Description
1. Show the proof of general Bayes’ Rule (four cases).
2. Let X and Y be i.i.d. Geom(p), and N = X + Y .
(a) Find the joint PMF of X, Y, N.
(b) Find the joint PMF of X and N.
(c) Find the conditional PMF of X given N = n, and give a simple description in
words of what the result says.
3. Let X ∼ Expo(λ), and let c be a positive constant.

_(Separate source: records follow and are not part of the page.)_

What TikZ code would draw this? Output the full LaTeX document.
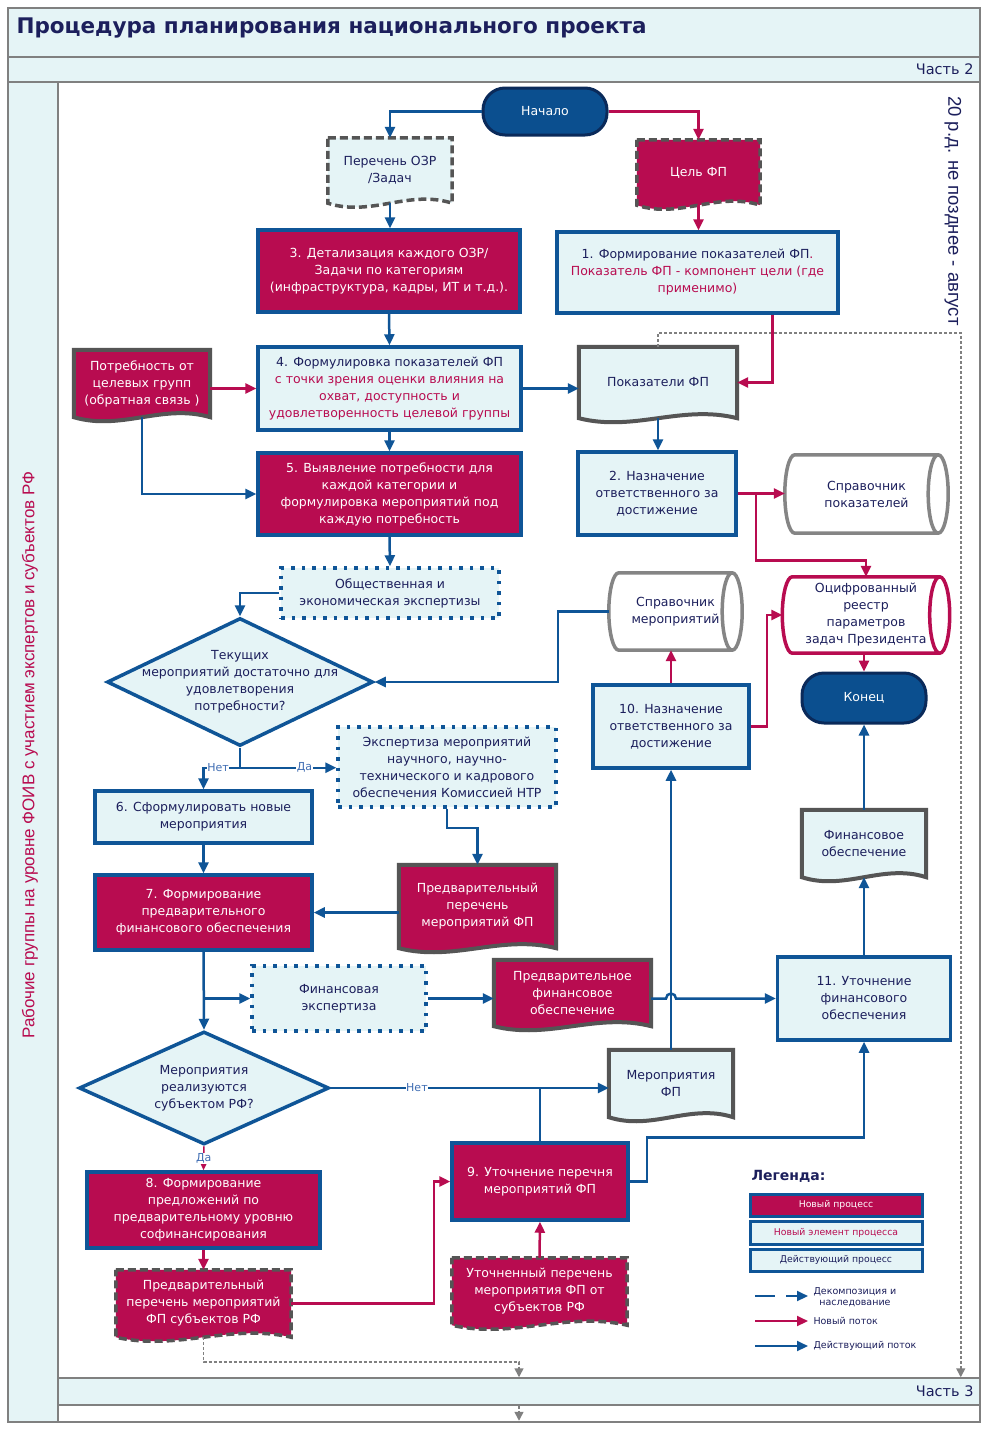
\documentclass[tikz,border=0pt]{standalone}
\usepackage{fontspec}
\setmainfont{DejaVu Sans}
\newfontfamily\arialfont{Liberation Sans}
\usetikzlibrary{shapes.geometric,arrows.meta,calc,backgrounds}

\definecolor{crim}{HTML}{B80C50}
\definecolor{blu}{HTML}{0F5597}
\definecolor{termfill}{HTML}{0B4F8F}
\definecolor{termline}{HTML}{0A2A5A}
\definecolor{light}{HTML}{E5F4F6}
\definecolor{txt}{HTML}{1C1F5C}
\definecolor{docgray}{HTML}{555555}
\definecolor{cylgray}{HTML}{858585}
\definecolor{framegray}{HTML}{808080}
\definecolor{lblblue}{HTML}{3F6DB3}

\tikzset{
  sz/.style 2 args={minimum width=#1pt, minimum height=#2pt},
  box/.style={rectangle, draw=blu, line width=3.5pt, inner sep=2pt},
  newproc/.style={box, fill=crim, text=white},
  oldproc/.style={box, fill=light, text=txt},
  terminal/.style={rectangle, rounded corners=22pt, draw=termline, fill=termfill, line width=3pt, text=white},
  expert/.style={rectangle, draw=blu, fill=light, text=txt, line width=3.5pt, dash pattern=on 3.5pt off 7pt},
  decision/.style={diamond, draw=blu, fill=light, line width=3.5pt, inner sep=0pt},
  dtext/.style={text=txt, align=center},
  doc/.style={rectangle, inner sep=2pt},
  store/.style={rectangle, inner sep=2pt, text=txt},
  docpaper/.style={fill=light, draw=docgray, line width=4pt},
  docred/.style={fill=crim, draw=docgray, line width=4pt},
  docpaperdash/.style={docpaper, dash pattern=on 8pt off 4pt, line width=3.5pt},
  docreddash/.style={docred, dash pattern=on 8pt off 4pt, line width=3.5pt},
  drumgray/.style={fill=white, draw=cylgray, line width=3.5pt},
  drumred/.style={fill=white, draw=crim, line width=3.5pt},
  flow/.style={draw=blu, line width=2.5pt, -{Triangle[length=11pt,width=10pt]}},
  newflow/.style={flow, draw=crim},
  plain/.style={draw=blu, line width=2.5pt},
  inherit/.style={draw=framegray, line width=1.5pt, dash pattern=on 3pt off 2pt, -{Triangle[length=9pt,width=9pt]}},
  lbl/.style={text=lblblue, fill=white, inner sep=0.5pt, font=\fontsize{11}{13}\selectfont},
  frameline/.style={draw=framegray, line width=2pt},
  legtext/.style={anchor=west, text=txt, font=\fontsize{9.5}{11.5}\selectfont},
  legbox/.style={sz={172}{22}, line width=3pt, inner sep=0pt, font=\fontsize{9.3}{10}\selectfont},
}

\newcommand{\docline}[2]{%
  \draw[#2] (#1.north west) -- (#1.north east) -- (#1.south east)
    .. controls ($(#1.south east)!0.35!(#1.south west)+(0,14)$) and ($(#1.south east)!0.65!(#1.south west)+(0,-14)$) .. (#1.south west) -- cycle;}

\newcommand{\drumline}[2]{%
  \draw[#2] let \p1=(#1.north), \p2=(#1.south) in
    ([xshift=10pt]#1.north west) -- ([xshift=-10pt]#1.north east)
    arc[x radius=10pt, y radius={(\y1-\y2)/2}, start angle=90, end angle=-90]
    -- ([xshift=10pt]#1.south west)
    arc[x radius=10pt, y radius={(\y1-\y2)/2}, start angle=270, end angle=90] -- cycle
    ([xshift=-10pt]#1.north east)
    arc[x radius=10pt, y radius={(\y1-\y2)/2}, start angle=90, end angle=270];}

\begin{document}
\begin{tikzpicture}[x=1pt, y=1pt, every node/.style={align=center}, font=\fontsize{12.5}{17}\selectfont]
\useasboundingbox (0,0) rectangle (989,-1430);
\begin{scope}[on background layer]
\fill[white] (0,0) rectangle (989,-1430);
\draw[frameline, fill=light] (8,-8) rectangle (980,-57);
\draw[frameline, fill=light] (8,-57) rectangle (980,-82);
\draw[frameline, fill=light] (8,-82) rectangle (58,-1422);
\draw[frameline] (58,-82) rectangle (980,-1422);
\end{scope}
\node[anchor=west, text=txt, font=\bfseries\fontsize{21.5}{25}\selectfont] (title) at (13,-28) {Процедура планирования национального проекта};
\node[anchor=east, text=txt, font=\fontsize{14.5}{16}\selectfont] (part2) at (977,-69) {Часть 2};
\node[draw=framegray, fill=light, line width=1.5pt, inner sep=0pt, sz={922}{27}] (part3) at (519,-1391.5) {};
\node[anchor=east, text=txt, font=\fontsize{14.5}{16}\selectfont] (part3txt) at (977,-1391) {Часть 3};
\node[rotate=90, text=crim, font=\arialfont\fontsize{17}{19}\selectfont] (lane) at (30,-755) {Рабочие группы на уровне ФОИВ с участием экспертов и субъектов РФ};
\node[rotate=-90, text=txt, font=\arialfont\fontsize{18.5}{20}\selectfont] (deadline) at (953,-211) {20 р.д. не позднее - август};

\node[terminal, sz={124}{47}] (start) at (545,-111.5) {Начало};
\node[doc, sz={124}{65}, text=txt] (ozr) at (390,-170.5) {Перечень ОЗР\\/Задач};
\node[doc, sz={123}{65}, text=white] (cel) at (698.5,-172.5) {Цель ФП};
\node[newproc, sz={262}{82}] (s3) at (389,-271) {3. Детализация каждого ОЗР/\\Задачи по категориям\\(инфраструктура, кадры, ИТ и т.д.).};
\node[oldproc, sz={281}{81}] (s1) at (697.5,-272.5) {1. Формирование показателей ФП\textcolor{crim}{.}\\\textcolor{crim}{Показатель ФП - компонент цели (где}\\\textcolor{crim}{применимо)}};
\node[doc, sz={136}{67}, text=white] (potr) at (142,-383.5) {Потребность от\\целевых групп\\(обратная связь )};
\node[oldproc, sz={263}{83}] (s4) at (389.5,-388.5) {4. Формулировка показателей ФП\\\textcolor{crim}{с точки зрения оценки влияния на}\\\textcolor{crim}{охват, доступность и}\\\textcolor{crim}{удовлетворенность целевой группы}};
\node[doc, sz={158}{71}, text=txt] (pok) at (658,-382.5) {Показатели ФП};
\node[newproc, sz={263}{82}] (s5) at (389.5,-494) {5. Выявление потребности для\\каждой категории и\\формулировка мероприятий под\\каждую потребность};
\node[oldproc, sz={158}{83}] (s2) at (657,-493.5) {2. Назначение\\ответственного за\\достижение};
\node[store, sz={163}{78}] (sprpok) at (866.5,-494) {Справочник\\показателей};
\node[expert, sz={218}{50}] (obsh) at (390,-593) {Общественная и\\экономическая экспертизы};
\node[decision, sz={266}{128}, label={[dtext]center:Текущих\\мероприятий достаточно для\\удовлетворения\\потребности?}] (q1) at (240,-682) {};
\node[store, sz={133}{77}] (sprmer) at (675.5,-611.5) {Справочник\\мероприятий};
\node[store, sz={167}{76}] (reestr) at (866,-615) {Оцифрованный\\реестр\\параметров\\задач Президента};
\node[terminal, sz={124}{50}] (end) at (864,-698) {Конец};
\node[oldproc, sz={156}{83}] (s10) at (671,-726.5) {10. Назначение\\ответственного за\\достижение};
\node[expert, sz={218}{80}] (eksp) at (447,-767) {Экспертиза мероприятий\\научного, научно-\\технического и кадрового\\обеспечения Комиссией НТР};
\node[oldproc, sz={217}{52}] (s6) at (203.5,-817) {6. Сформулировать новые\\мероприятия};
\node[newproc, sz={217}{75}] (s7) at (203.5,-912.5) {7. Формирование\\предварительного\\финансового обеспечения};
\node[doc, sz={157}{83}, text=white] (ppm) at (477.5,-906.5) {Предварительный\\перечень\\мероприятий ФП};
\node[doc, sz={124}{67}, text=txt] (fo) at (864,-843.5) {Финансовое\\обеспечение};
\node[expert, sz={174}{65}] (finexp) at (339,-998.5) {Финансовая\\экспертиза};
\node[doc, sz={157}{66}, text=white] (pfo) at (572.5,-993) {Предварительное\\финансовое\\обеспечение};
\node[oldproc, sz={173}{83}] (s11) at (864,-998.5) {11. Уточнение\\финансового\\обеспечения};
\node[decision, sz={250}{113}, label={[dtext]center:Мероприятия\\реализуются\\субъектом РФ?}] (q2) at (204,-1088) {};
\node[doc, sz={124}{67}, text=txt] (mfp) at (671,-1083.5) {Мероприятия\\ФП};
\node[newproc, sz={176}{77}] (s9) at (540,-1181.5) {9. Уточнение перечня\\мероприятий ФП};
\node[newproc, sz={233}{76}] (s8) at (203.5,-1210) {8. Формирование\\предложений по\\предварительному уровню\\софинансирования};
\node[doc, sz={175}{67}, text=white] (ppms) at (203.5,-1303.5) {Предварительный\\перечень мероприятий\\ФП субъектов РФ};
\node[doc, sz={175}{67}, text=white] (upm) at (539.5,-1291.5) {Уточненный перечень\\мероприятия ФП от\\субъектов РФ};

\begin{scope}[on background layer]
\foreach \nm/\st in {ozr/docpaperdash, cel/docreddash, potr/docred, pok/docpaper, ppm/docred, fo/docpaper, pfo/docred, mfp/docpaper, ppms/docreddash, upm/docreddash}
  {\docline{\nm}{\st}}
\drumline{sprpok}{drumgray}
\drumline{sprmer}{drumgray}
\drumline{reestr}{drumred}
\end{scope}

\draw[inherit] (pok.north) -- ++(0,14) -| ([xshift=-20pt]part3.north east);
\draw[inherit] (ppms.south) -- ++(0,-25) -| (part3.north);
\draw[inherit] (part3.south) -- ++(0,-15);

\draw[flow] (start.west) -| (ozr.north);
\draw[newflow] (start.east) -| (cel.north);
\draw[flow] (ozr.south) -- (ozr.south |- s3.north);
\draw[newflow] (cel.south) -- (cel.south |- s1.north);
\draw[flow] (s3.south) -- (s4.north);
\draw[newflow] ([xshift=75pt]s1.south) |- (pok.east);
\draw[newflow] (potr.east |- s4.west) -- (s4.west);
\draw[flow] (s4.east) -- (s4.east -| pok.west);
\draw[flow] (potr.south) |- (s5.west);
\draw[flow] (s4.south) -- (s5.north);
\draw[flow] (pok.south) -- (pok.south |- s2.north);
\draw[newflow] (s2.east) -- (s2.east -| sprpok.west);
\draw[newflow] ([xshift=18pt]s2.east) -- ++(0,-67) -| (reestr.north);
\draw[flow] (s5.south) -- (obsh.north);
\draw[flow] (obsh.west) -| (q1.north);
\draw[flow] (sprmer.west) -- ++(-51,0) |- (q1.east);
\draw[flow] (q1.south) -- ++(0,-20) coordinate (q1out) -| node[lbl, pos=0.3]{Нет} (s6.north);
\draw[flow] (q1out) -- node[lbl, pos=0.67]{Да} (q1out -| eksp.west);
\draw[flow] (eksp.south) -- ++(0,-19) -| (ppm.north);
\draw[flow] (s6.south) -- (s7.north);
\draw[flow] (ppm.west |- s7.east) -- (s7.east);
\draw[flow] (s7.south) -- (q2.north);
\draw[flow] (s7.south |- finexp.west) -- (finexp.west);
\draw[flow] (finexp.east) -- (finexp.east -| pfo.west);
\draw[flow] (pfo.east |- s11.west) -- ([xshift=-5pt]mfp.north |- s11.west) arc[start angle=180, end angle=0, radius=5pt] -- (s11.west);
\draw[flow] (mfp.north) -- (s10.south);
\draw[newflow] (s10.north) -- (s10.north |- sprmer.south);
\draw[newflow] (s10.east) -- ++(16,0) |- (reestr.west);
\draw[newflow] (reestr.south -| end.north) -- (end.north);
\draw[flow] (fo.north) -- (end.south);
\draw[flow] (s11.north) -- (fo.south);
\draw[flow] (q2.east) -- node[lbl, pos=0.31]{Нет} (q2.east -| mfp.west);
\draw[plain] (s9.north) -- (s9.north |- q2.east);
\draw[flow] (s9.east) -- ++(17,0) -- ++(0,44) -| (s11.south);
\draw[newflow, line width=1.5pt] (q2.south) -- node[lbl]{Да} (s8.north);
\draw[newflow] (s8.south) -- (ppms.north);
\draw[newflow] (ppms.east) -- ++(143,0) |- (s9.west);
\draw[newflow] (upm.north) -- (s9.south);

\node[anchor=west, text=txt, font=\bfseries\fontsize{14}{16}\selectfont] (legend) at (748,-1176) {Легенда:};
\node[newproc, legbox] (lnew) at (836,-1205) {Новый процесс};
\node[oldproc, legbox, sz={172}{23}, text=crim] (lelem) at (836,-1232.5) {Новый элемент процесса};
\node[oldproc, legbox] (lold) at (836,-1260) {Действующий процесс};
\coordinate (ld1) at (755,-1296);
\coordinate (ld2) at (808,-1296);
\draw[flow, line width=2pt, dash pattern=on 20pt off 11pt] (ld1) -- (ld2);
\node[legtext] (ldtxt) at (810,-1297) {Декомпозиция и\\наследование};
\coordinate (ln1) at (755,-1321);
\coordinate (ln2) at (808,-1321);
\draw[newflow, line width=2pt] (ln1) -- (ln2);
\node[legtext] (lntxt) at (810,-1321) {Новый поток};
\coordinate (la1) at (755,-1346);
\coordinate (la2) at (808,-1346);
\draw[flow, line width=2pt] (la1) -- (la2);
\node[legtext] (latxt) at (810,-1346) {Действующий поток};
\end{tikzpicture}
\end{document}
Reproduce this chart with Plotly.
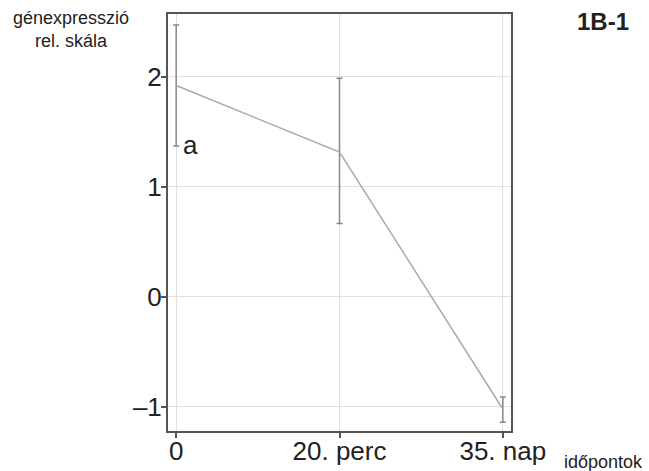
import plotly.graph_objects as go

categories = ["0", "20. perc", "35. nap"]
values = [1.92, 1.315, -1.02]
err_up = [0.55, 0.67, 0.11]
err_down = [0.55, 0.65, 0.12]
y_tickvals = [-1, 0, 1, 2]
y_ticktext = ["–1", "0", "1", "2"]

fig = go.Figure()
fig.add_trace(go.Scatter(
    x=categories, y=values, mode="lines",
    line=dict(color="#aaaaaa", width=1.5),
    error_y=dict(type="data", symmetric=False, array=err_up, arrayminus=err_down,
                 color="#888888", thickness=1.5, width=3),
    showlegend=False, hoverinfo="skip"))

font = "Liberation Sans, Arial, sans-serif"
L, R, T, B = 168, 138, 14, 40
W = 649 - L - R
H = 471 - T - B
def px(xp): return (xp - L) / W
def py(yp): return (471 - B - yp) / H

fig.update_layout(
    width=649, height=471,
    margin=dict(l=L, r=R, t=T, b=B, autoexpand=False),
    paper_bgcolor="white", plot_bgcolor="white",
    font=dict(family=font, color="#222222"),
    xaxis=dict(type="category", range=[-0.05, 2.05], showgrid=True, gridcolor="#e0e0e0",
               gridwidth=1, showline=True, linecolor="#555555", linewidth=2, mirror=True,
               ticks="outside", ticklen=5, tickcolor="#555555", tickwidth=1.5,
               ticklabelstandoff=-9,
               tickfont=dict(size=26, family=font, color="#222222"), zeroline=False,
               automargin=False),
    yaxis=dict(range=[-1.22, 2.57], tickvals=y_tickvals, ticktext=y_ticktext,
               showgrid=True, gridcolor="#e0e0e0", gridwidth=1, showline=True,
               linecolor="#555555", linewidth=2, mirror=True,
               ticks="outside", ticklen=5, tickcolor="#555555", tickwidth=1.5,
               ticklabelstandoff=-6,
               tickfont=dict(size=26, family=font, color="#222222"), zeroline=False,
               automargin=False),
    annotations=[
        dict(text="génexpresszió<br>rel. skála", x=px(71), y=py(30), xref="paper", yref="paper",
             xanchor="center", yanchor="middle", showarrow=False,
             font=dict(size=18, family=font)),
        dict(text="<b>1B-1</b>", x=px(603), y=py(22), xref="paper", yref="paper",
             xanchor="center", yanchor="middle", showarrow=False,
             font=dict(size=24, family=font)),
        dict(text="időpontok", x=px(603), y=py(462), xref="paper", yref="paper",
             xanchor="center", yanchor="middle", showarrow=False,
             font=dict(size=18, family=font)),
        dict(text="a", x="0", y=1.38, xref="x", yref="y", showarrow=False,
             xanchor="left", yanchor="middle", xshift=5, font=dict(size=26, family=font)),
    ],
)

fig.write_html("out.html")
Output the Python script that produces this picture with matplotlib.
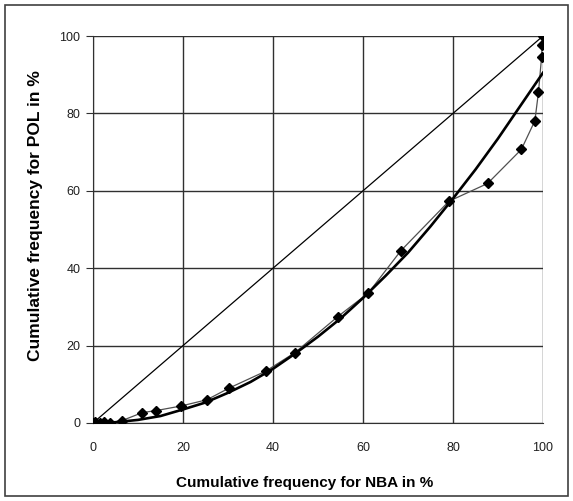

(a) If you remember the memoryless property, you already know that the conditional
distribution of X given X > c is the same as the distribution of c + X (think
of waiting c minutes for a “success” and then having a fresh Expo(λ) additional
waiting time). Derive this in another way, by finding the conditional CDF of X
given X > c and the conditional PDF of X given X > c.
(b) Find the conditional CDF and conditional PDF of X given X < c.
4. Let U1, U2, U3 be i.i.d. Unif(0, 1), and let L = min(U1, U2, U3), M = max(U1, U2, U3).
(a) Find the marginal CDF and marginal PDF of M, and the joint CDF and joint
PDF of L, M.
(b) Find the conditional PDF of M given L.
5. Let X and Y be i.i.d. Geom(p), L = min(X, Y ), and M = max(X, Y ).
(a) Find the joint PMF of L and M. Are they independent?
(b) Find the marginal distribution of L in two ways: using the joint PMF, and using
a story.
(c) Find E[M].
(d) Find the joint PMF of L and M − L. Are they independent?